↓
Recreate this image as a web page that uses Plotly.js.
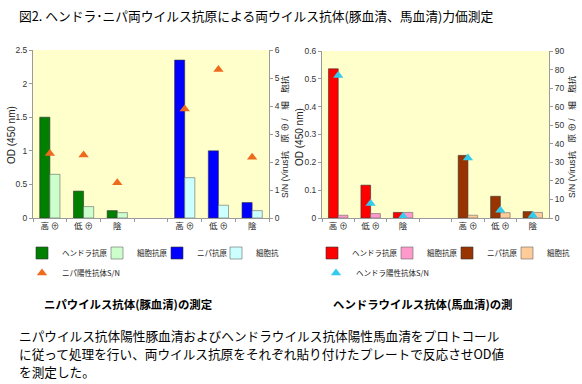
<!DOCTYPE html>
<html>
<head>
<meta charset="utf-8">
<script src="https://cdn.plot.ly/plotly-3.0.1.min.js"></script>
<style>html,body{margin:0;padding:0;background:#fff;}#chart{width:582px;height:384px;}</style>
</head>
<body>
<div id="chart"></div>
<script>
// ---- data ----
const categories = ['H高', 'H低', 'H陰', 'gap', 'N高', 'N低', 'N陰'];
const tickLabels = ['高 ⊕', '低 ⊕', '陰', '', '高 ⊕', '低 ⊕', '陰'];
const hendraCats = ['H高', 'H低', 'H陰'];
const nipahCats = ['N高', 'N低', 'N陰'];
const snCats = ['H高', 'H低', 'H陰', 'N高', 'N低', 'N陰'];

// pig serum (Nipah antibody)
const pigHendraAg = [1.50, 0.40, 0.11];
const pigHendraCell = [0.65, 0.17, 0.08];
const pigNipahAg = [2.35, 1.00, 0.23];
const pigNipahCell = [0.60, 0.19, 0.11];
const pigSN = [2.30, 2.25, 1.26, 3.89, 5.30, 2.17];

// horse serum (Hendra antibody)
const horseHendraAg = [0.536, 0.118, 0.020];
const horseHendraCell = [0.010, 0.016, 0.020];
const horseNipahAg = [0.225, 0.078, 0.023];
const horseNipahCell = [0.010, 0.019, 0.020];
const horseSN = [76.8, 7.8, 0.9, 32.4, 4.2, 1.3];

const legendNames = ['ヘンドラ抗原', '細胞抗原', 'ニパ抗原', '細胞抗'];
const pigSNName = 'ニパ陽性抗体S/N';
const horseSNName = 'ヘンドラ陽性抗体S/N';

// ---- helpers ----
const W = 582, H = 384;
const px = v => v / W;
const py = v => 1 - v / H;
const FONT = 'Liberation Sans, Arial, Noto Sans CJK JP, sans-serif';
const CJK = 'Noto Sans CJK JP, Liberation Sans, sans-serif';
const lineCol = '#9a9a9a';
const barLine = {color: '#333', width: 0.6};
const lightLine = {color: '#666', width: 0.6};

function bar(x, y, name, color, og, xa, ya, leg, ln) {
  return {type: 'bar', x: x, y: y, name: name, offsetgroup: og,
    marker: {color: color, line: ln}, xaxis: xa, yaxis: ya, legend: leg,
    hoverinfo: 'y'};
}
function tri(y, name, color, xa, ya, leg) {
  return {type: 'scatter', mode: 'markers', x: snCats, y: y, name: name,
    marker: {symbol: 'triangle-up', size: 9, color: color, line: {width: 0}},
    xaxis: xa, yaxis: ya, legend: leg};
}

const traces = [
  bar(hendraCats, pigHendraAg, legendNames[0], '#007f00', 'ag', 'x', 'y', 'legend', barLine),
  bar(hendraCats, pigHendraCell, legendNames[1], '#ccffcc', 'cell', 'x', 'y', 'legend2', lightLine),
  bar(nipahCats, pigNipahAg, legendNames[2], '#0000ff', 'ag', 'x', 'y', 'legend3', barLine),
  bar(nipahCats, pigNipahCell, legendNames[3], '#ccffff', 'cell', 'x', 'y', 'legend4', lightLine),
  tri(pigSN, pigSNName, '#ee6a1c', 'x', 'y2', 'legend5'),
  bar(hendraCats, horseHendraAg, legendNames[0], '#ff0000', 'ag', 'x2', 'y3', 'legend6', barLine),
  bar(hendraCats, horseHendraCell, legendNames[1], '#ff99cc', 'cell', 'x2', 'y3', 'legend7', lightLine),
  bar(nipahCats, horseNipahAg, legendNames[2], '#993300', 'ag', 'x2', 'y3', 'legend8', barLine),
  bar(nipahCats, horseNipahCell, legendNames[3], '#ffcc99', 'cell', 'x2', 'y3', 'legend9', lightLine),
  tri(horseSN, horseSNName, '#33ccee', 'x2', 'y4', 'legend10')
];

function xAxis(domain, anchor) {
  return {domain: domain, anchor: anchor, type: 'category',
    categoryorder: 'array', categoryarray: categories,
    tickmode: 'array', tickvals: categories, ticktext: tickLabels,
    range: [-0.5, 6.5], tickson: 'boundaries', ticks: 'outside', ticklen: 3,
    tickcolor: lineCol, showgrid: false, showline: true, linecolor: lineCol,
    linewidth: 1, tickfont: {family: CJK, size: 8.5, color: '#222'}, fixedrange: true};
}
function yAxis(domain, anchor, range, dtick, side, overlay) {
  const a = {domain: domain, anchor: anchor, range: range, dtick: dtick,
    side: side, showgrid: false, zeroline: false, showline: true,
    linecolor: lineCol, linewidth: 1, ticks: 'outside', ticklen: 3,
    tickcolor: lineCol, tickfont: {family: FONT, size: 8.5, color: '#333'},
    fixedrange: true};
  if (overlay) a.overlaying = overlay;
  return a;
}

const yDomL = [py(218), py(50)];
const yDomR = [py(218), py(51)];

// symStart: left edge of the legend symbol in pixels
function legendAt(symStart, yc) {
  return {orientation: 'h', x: px(symStart - 14), xanchor: 'left', y: py(yc),
    yanchor: 'middle', bgcolor: 'rgba(0,0,0,0)', borderwidth: 0,
    font: {family: CJK, size: 7.5, color: '#222'}, itemclick: false,
    itemdoubleclick: false};
}

const ann = [];
function text(t, x, y, size, opts) {
  ann.push(Object.assign({text: t, x: px(x), y: py(y), xref: 'paper', yref: 'paper',
    xanchor: 'left', yanchor: 'middle', showarrow: false,
    font: {family: CJK, size: size, color: '#000'}}, opts || {}));
}
text('図2. ヘンドラ･ニパ両ウイルス抗原による両ウイルス抗体(豚血清、馬血清)力価測定', 17, 15, 12.75);
text('<b>ニパウイルス抗体(豚血清)の測定</b>', 42, 304, 11.4);
text('<b>ヘンドラウイルス抗体(馬血清)の測</b>', 331, 304, 11.4);
text('ニパウイルス抗体陽性豚血清およびヘンドラウイルス抗体陽性馬血清をプロトコール', 17, 335, 12.65);
text('に従って処理を行い、両ウイルス抗原をそれぞれ貼り付けたプレートで反応させOD値', 17, 353, 12.65);
text('を測定した。', 17, 371, 12.65);
const odTitle = 'OD (450 nm)';
const snTitle = 'S/N (Virus抗　原 ⊕ /　細　胞抗';
text(odTitle, 11, 135, 10, {textangle: -90, xanchor: 'center', font: {family: FONT, size: 10, color: '#222'}});
text(odTitle, 300, 137, 10, {textangle: -90, xanchor: 'center', font: {family: FONT, size: 10, color: '#222'}});
text(snTitle, 285, 137, 8.5, {textangle: -90, xanchor: 'center', font: {family: FONT, size: 8.5, color: '#222'}});
text(snTitle, 572, 137, 8.5, {textangle: -90, xanchor: 'center', font: {family: FONT, size: 8.5, color: '#222'}});

const layout = {
  width: W, height: H, margin: {l: 0, r: 0, t: 0, b: 0},
  paper_bgcolor: '#ffffff', plot_bgcolor: '#ffffcc',
  barmode: 'group', bargap: 0.4, bargroupgap: 0,
  font: {family: FONT},
  xaxis: xAxis([px(33), px(269)], 'y'),
  yaxis: yAxis(yDomL, 'x', [0, 2.5], 0.5, 'left'),
  yaxis2: yAxis(yDomL, 'x', [0, 6], 1, 'right', 'y'),
  xaxis2: xAxis([px(322), px(549)], 'y3'),
  yaxis3: yAxis(yDomR, 'x2', [0, 0.6], 0.1, 'left'),
  yaxis4: yAxis(yDomR, 'x2', [0, 90], 10, 'right', 'y3'),
  legend: legendAt(36, 253),
  legend2: legendAt(111, 253),
  legend3: legendAt(171, 253),
  legend4: legendAt(230, 253),
  legend5: legendAt(36, 273),
  legend6: legendAt(326, 253),
  legend7: legendAt(401, 253),
  legend8: legendAt(461, 253),
  legend9: legendAt(521, 253),
  legend10: legendAt(330, 273),
  annotations: ann,
  showlegend: true
};

Plotly.newPlot('chart', traces, layout, {displayModeBar: false, staticPlot: true});
</script>
</body>
</html>
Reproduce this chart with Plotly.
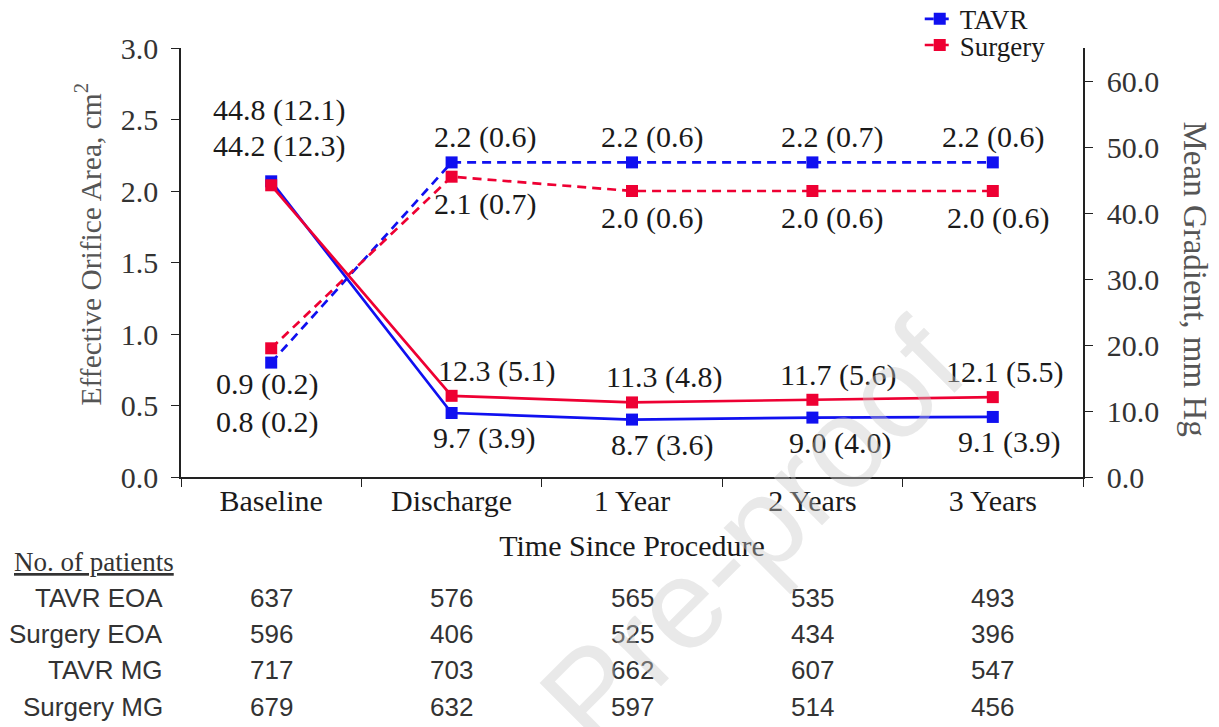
import plotly.graph_objects as go

categories = ["Baseline", "Discharge", "1 Year", "2 Years", "3 Years"]

tavr_eoa = [0.8, 2.2, 2.2, 2.2, 2.2]
tavr_eoa_sd = [0.2, 0.6, 0.6, 0.7, 0.6]
surg_eoa = [0.9, 2.1, 2.0, 2.0, 2.0]
surg_eoa_sd = [0.2, 0.7, 0.6, 0.6, 0.6]

tavr_mg = [44.8, 9.7, 8.7, 9.0, 9.1]
tavr_mg_sd = [12.1, 3.9, 3.6, 4.0, 3.9]
surg_mg = [44.2, 12.3, 11.3, 11.7, 12.1]
surg_mg_sd = [12.3, 5.1, 4.8, 5.6, 5.5]

table_rows = ["TAVR EOA", "Surgery EOA", "TAVR MG", "Surgery MG"]
table_tavr_eoa_n = [637, 576, 565, 535, 493]
table_surg_eoa_n = [596, 406, 525, 434, 396]
table_tavr_mg_n = [717, 703, 662, 607, 547]
table_surg_mg_n = [679, 632, 597, 514, 456]

BLUE = "#1010f0"
RED = "#ee0033"
SERIF = "Liberation Serif, Times New Roman, serif"
SANS = "Liberation Sans, Arial, sans-serif"
FS = 30
TXT = "#1a1a1a"

fig = go.Figure()
fig.add_trace(go.Scatter(x=categories, y=tavr_eoa, name="TAVR", mode="lines+markers",
                         legend="legend",
                         line=dict(color=BLUE, width=2.7, dash="9px,6px"),
                         marker=dict(symbol="square", size=12, color=BLUE)))
fig.add_trace(go.Scatter(x=categories, y=surg_eoa, name="Surgery", mode="lines+markers",
                         legend="legend2",
                         line=dict(color=RED, width=2.7, dash="9px,6px"),
                         marker=dict(symbol="square", size=12, color=RED)))
fig.add_trace(go.Scatter(x=categories, y=tavr_mg, name="TAVR MG", mode="lines+markers",
                         yaxis="y2", showlegend=False,
                         line=dict(color=BLUE, width=2.7),
                         marker=dict(symbol="square", size=12, color=BLUE)))
fig.add_trace(go.Scatter(x=categories, y=surg_mg, name="Surgery MG", mode="lines+markers",
                         yaxis="y2", showlegend=False,
                         line=dict(color=RED, width=2.7),
                         marker=dict(symbol="square", size=12, color=RED)))

ann = []
def lab(m, s):
    return f"{m:.1f} ({s:.1f})"

# label offsets (pixels) per category
eoa_xs = [-4, 33, 20, 20, 0]
mg_up_xs = [8, 45, 32, 26, 12]
mg_dn_xs = [8, 32, 30, 28, 16]
for i, c in enumerate(categories):
    if i == 0:
        ann.append(dict(x=c, y=surg_eoa[i], yref="y", text=lab(surg_eoa[i], surg_eoa_sd[i]),
                        xshift=eoa_xs[i], yshift=-36))
        ann.append(dict(x=c, y=tavr_eoa[i], yref="y", text=lab(tavr_eoa[i], tavr_eoa_sd[i]),
                        xshift=eoa_xs[i], yshift=-59))
        ann.append(dict(x=c, y=tavr_mg[i], yref="y2", text=lab(tavr_mg[i], tavr_mg_sd[i]),
                        xshift=mg_up_xs[i], yshift=71))
        ann.append(dict(x=c, y=surg_mg[i], yref="y2", text=lab(surg_mg[i], surg_mg_sd[i]),
                        xshift=mg_up_xs[i], yshift=39))
    else:
        ann.append(dict(x=c, y=tavr_eoa[i], yref="y", text=lab(tavr_eoa[i], tavr_eoa_sd[i]),
                        xshift=eoa_xs[i], yshift=25))
        ann.append(dict(x=c, y=surg_eoa[i], yref="y", text=lab(surg_eoa[i], surg_eoa_sd[i]),
                        xshift=eoa_xs[i] + (5 if i == 4 else 0), yshift=-27))
        ann.append(dict(x=c, y=surg_mg[i], yref="y2", text=lab(surg_mg[i], surg_mg_sd[i]),
                        xshift=mg_up_xs[i], yshift=25))
        ann.append(dict(x=c, y=tavr_mg[i], yref="y2", text=lab(tavr_mg[i], tavr_mg_sd[i]),
                        xshift=mg_dn_xs[i], yshift=-25))
for a in ann:
    a.update(xref="x", showarrow=False, xanchor="center", yanchor="middle",
             font=dict(family=SERIF, size=FS, color=TXT))

# axis titles
ann.append(dict(xref="paper", yref="paper", x=0, y=0.5, xshift=-93, yshift=18,
                xanchor="center", yanchor="middle", showarrow=False,
                text="Effective Orifice Area, cm<sup>2</sup>", textangle=-90,
                font=dict(family=SERIF, size=29.5, color="#555")))
ann.append(dict(xref="paper", yref="paper", x=1, y=0.5, xshift=112, yshift=-16,
                xanchor="center", yanchor="middle", showarrow=False,
                text="Mean Gradient, mm Hg", textangle=90,
                font=dict(family=SERIF, size=33, color="#555")))

# patient table
ann.append(dict(xref="paper", yref="paper", x=0, y=0, xshift=-169, yshift=-85,
                xanchor="left", yanchor="middle", showarrow=False, text="<u>No. of patients</u>",
                font=dict(family=SERIF, size=27, color="#333")))
rows_n = [table_tavr_eoa_n, table_surg_eoa_n, table_tavr_mg_n, table_surg_mg_n]
row_shift = [-121, -157, -193, -230]
for r, name in enumerate(table_rows):
    ann.append(dict(xref="paper", yref="paper", x=0, y=0, xshift=-16, yshift=row_shift[r],
                    xanchor="right", yanchor="middle", showarrow=False, text=name,
                    font=dict(family=SANS, size=26, color="#333")))
    for i, c in enumerate(categories):
        ann.append(dict(xref="x", yref="paper", x=c, y=0, yshift=row_shift[r],
                        xanchor="center", yanchor="middle",
                        showarrow=False, text=str(rows_n[r][i]),
                        font=dict(family=SANS, size=26, color="#333")))

# watermark
ann.append(dict(xref="paper", yref="paper", x=0.633, y=-0.13, showarrow=False,
                xanchor="center", yanchor="middle",
                text="Pre-proof", textangle=-45,
                font=dict(family=SANS, size=128, color="rgba(200,200,200,0.4)")))

# page body has an 8px margin: figure is 1211x719 placed at (8, 8)
fig.update_layout(
    width=1211, height=719,
    margin=dict(l=173, r=136, t=40, b=250, autoexpand=False),
    paper_bgcolor="white", plot_bgcolor="white",
    font=dict(family=SERIF, size=FS, color=TXT),
    showlegend=True,
    legend=dict(x=0.819, y=1.124, xanchor="left", yanchor="top",
                font=dict(family=SERIF, size=27, color=TXT),
                bgcolor="rgba(0,0,0,0)", itemwidth=30),
    legend2=dict(x=0.819, y=1.063, xanchor="left", yanchor="top",
                 font=dict(family=SERIF, size=27, color=TXT),
                 bgcolor="rgba(0,0,0,0)", itemwidth=30),
    xaxis=dict(type="category", range=[-0.5, 4.5], showline=True, linecolor="#222",
               linewidth=1.5, ticks="outside", tickson="boundaries", ticklen=8,
               tickcolor="#222", showgrid=False, zeroline=False, ticklabelstandoff=-4,
               tickfont=dict(family=SERIF, size=FS, color=TXT),
               title=dict(text="Time Since Procedure", standoff=19,
                          font=dict(family=SERIF, size=FS, color=TXT))),
    yaxis=dict(range=[0, 3.0], dtick=0.5, tickformat=".1f", showline=True, linecolor="#222",
               linewidth=1.5, ticks="outside", ticklen=8, tickcolor="#222",
               showgrid=False, zeroline=False, ticklabelstandoff=7,
               tickfont=dict(family=SERIF, size=FS, color="#333")),
    yaxis2=dict(range=[0, 65], tickvals=[0, 10, 20, 30, 40, 50, 60], tickformat=".1f",
                overlaying="y", side="right", showline=True, linecolor="#222",
                linewidth=1.5, ticks="outside", ticklen=8, tickcolor="#222",
                showgrid=False, zeroline=False, ticklabelstandoff=8,
                tickfont=dict(family=SERIF, size=FS, color="#333")),
    annotations=ann,
)

fig.write_html("out.html")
↑
Each line from the top of the material through the line containing "const snCats = ['H高', 'H低', 'H陰', 'N高', 'N低', 'N陰'];" should be reproduced exactly; please drop any images.

Recreate this image as a web page that uses Plotly.js.
<!DOCTYPE html>
<html>
<head>
<meta charset="utf-8">
<script src="https://cdn.plot.ly/plotly-3.0.1.min.js"></script>
<style>html,body{margin:0;padding:0;background:#fff;}#chart{width:582px;height:384px;}</style>
</head>
<body>
<div id="chart"></div>
<script>
// ---- data ----
const categories = ['H高', 'H低', 'H陰', 'gap', 'N高', 'N低', 'N陰'];
const tickLabels = ['高 ⊕', '低 ⊕', '陰', '', '高 ⊕', '低 ⊕', '陰'];
const hendraCats = ['H高', 'H低', 'H陰'];
const nipahCats = ['N高', 'N低', 'N陰'];
const snCats = ['H高', 'H低', 'H陰', 'N高', 'N低', 'N陰'];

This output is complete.